Bank of America offers a full range of banking and nonbanking services, including commercial banking, corporate and investment banking, wealth and investment management, research services, and other services. It operates through the following five major segments:
- Consumer and Business Banking
- Consumer Real Estate Services
- Global Wealth and Investment Management
- Global Banking
- Global Markets
Challenging interest rate environment subdues profitability
In 4Q14, Bank of America’s total revenues net of interest expense fell 14% year-over-year (or YoY) or by $2.7 billion to $18.9 billion, principally due to lower yields. Since the majority of the company’s revenue-producing assets are linked to market interest movements, the top line tends to fluctuate along with it.
Profitability also suffered as net income for 4Q14 came to $3.1 billion, down from $3.4 billion in 4Q13.
Asset quality metrics improve
On a positive note, Bank of America reduced non-interest expenses during the year by nearly $3.1 billion, as the number of loans delinquent beyond 60 days decreased from 325,000 in 4Q13 to 189,000. This improvement helped reduce some of the impact on its bottom line.

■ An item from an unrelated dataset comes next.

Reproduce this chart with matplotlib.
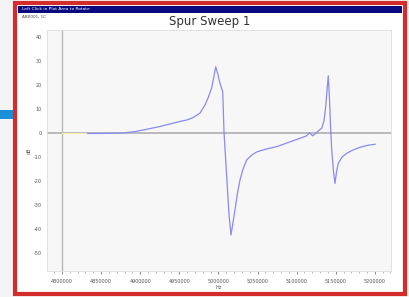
import numpy as np
import matplotlib
matplotlib.use("Agg")
import matplotlib.pyplot as plt
from matplotlib.patches import Rectangle
from matplotlib.ticker import AutoMinorLocator

# Sweep trace (Hz, dB)
freq = [4830700, 4848600, 4878000, 4893400, 4908300, 4925300, 4938100, 4950900,
        4959500, 4967500, 4976500, 4982900, 4987300, 4991400, 4994400, 4996600,
        4999500, 5002000, 5005500, 5007200, 5010600, 5013600, 5016100, 5018700,
        5021200, 5024400, 5027600, 5031500, 5036200, 5042600, 5049000, 5060900,
        5074600, 5095800, 5112900, 5116200, 5120600, 5126100, 5132100, 5135000,
        5137200, 5138900, 5140500, 5142100, 5143400, 5144900, 5147200, 5149100,
        5151000, 5153300, 5158100, 5164100, 5172100, 5181100, 5190000, 5200300]
level = [0.0, 0.0, 0.2, 0.8, 1.75, 2.9, 3.96, 5.0,
         5.6, 6.6, 8.5, 11.9, 15.2, 19.0, 24.0, 27.8,
         24.4, 20.9, 17.4, 0.2, -18.0, -34.0, -42.3, -36.9,
         -31.9, -24.8, -19.4, -14.8, -11.0, -9.0, -7.7, -6.5,
         -5.5, -3.0, -1.0, 0.3, -1.0, 0.6, 2.2, 5.2,
         11.2, 18.1, 24.0, 14.0, 2.8, -6.9, -16.0, -20.8,
         -16.0, -12.4, -9.8, -8.25, -6.9, -5.75, -5.0, -4.5]

# short reference segment before the sweep starts
ref_freq = [4800000, 4830700]
ref_level = [0, 0]

xticks = [4800000, 4850000, 4900000, 4950000, 5000000, 5050000, 5100000, 5150000, 5200000]
yticks = [40, 30, 20, 10, 0, -10, -20, -30, -40, -50]

W, H = 409, 297
fig = plt.figure(figsize=(W / 100, H / 100), dpi=100)
fig.patch.set_facecolor("white")

def rect(x0, y0, x1, y1, **kw):
    # rectangle in pixel coords (top-left origin), kept behind the axes
    fig.patches.append(Rectangle((x0 / W, 1 - y1 / H), (x1 - x0) / W, (y1 - y0) / H,
                                 transform=fig.transFigure, figure=fig, zorder=-5, **kw))

# desktop bits outside the window
rect(0, 0, W, H, facecolor="#f4f4f4", edgecolor="none")
rect(0, 110, 15, 119, facecolor="#1a8fd8", edgecolor="none")
# window frame
rect(15, 3, 405, 294, facecolor="white", edgecolor="#d42b2b", linewidth=3)
rect(18, 6, 402, 13, facecolor="#0a0a80", edgecolor="none")
fig.text(22 / W, 1 - 9.5 / H, "Left Click in Plot Area to Rotate", color="white",
         fontsize=3.2, va="center")
fig.text(22 / W, 1 - 17 / H, "AB0001, 1C", color="#444444", fontsize=3, va="center")
fig.text(210 / W, 1 - 21 / H, "Spur Sweep 1", fontsize=8.5, ha="center", va="center",
         color="#333333")

ax = fig.add_axes([47 / W, 1 - 271 / H, 344 / W, 241 / H])
ax.set_zorder(2)
ax.set_facecolor("#f7f7f7")
ax.plot(freq, level, color="#8a8af0", linewidth=0.9)
ax.plot(ref_freq, ref_level, color="#f2f0a8", linewidth=0.9)
ax.axhline(0, color="#a8a8a8", linewidth=1.1, zorder=0)
ax.axvline(4800000, color="#b8b8b8", linewidth=1.0, zorder=0)

ax.set_xlim(4780800, 5220700)
ax.set_ylim(-57.3, 43.1)
ax.set_xticks(xticks)
ax.set_xticklabels([str(v) for v in xticks])
ax.set_yticks(yticks)
ax.set_yticklabels([str(v) for v in yticks])
ax.xaxis.set_minor_locator(AutoMinorLocator(5))
ax.tick_params(labelsize=3.5, colors="#555555", length=2, width=0.5)
ax.tick_params(which="minor", length=1.5, width=0.4, colors="#888888")
ax.tick_params(axis="y", length=0)
ax.set_xlabel("Hz", fontsize=3.5, color="#555555", labelpad=1)
ax.set_ylabel("dB", fontsize=3.5, color="#555555", labelpad=2)
for s in ax.spines.values():
    s.set_color("#dddddd")
    s.set_linewidth(0.6)

fig.savefig("out.png", dpi=100)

In addition, the company’s credit quality improved during the quarter, as provisions for credit losses fell by $117 million from 4Q13 to $219 million in 4Q14. Net charge-offs declined by nearly 44% from 4Q13 to $703 million in 4Q14, with the 0.40% charge-off ratio being the bank’s lowest in a decade. The decline in charge-offs was in turn due to improvements in its portfolio trends, particularly increased home prices.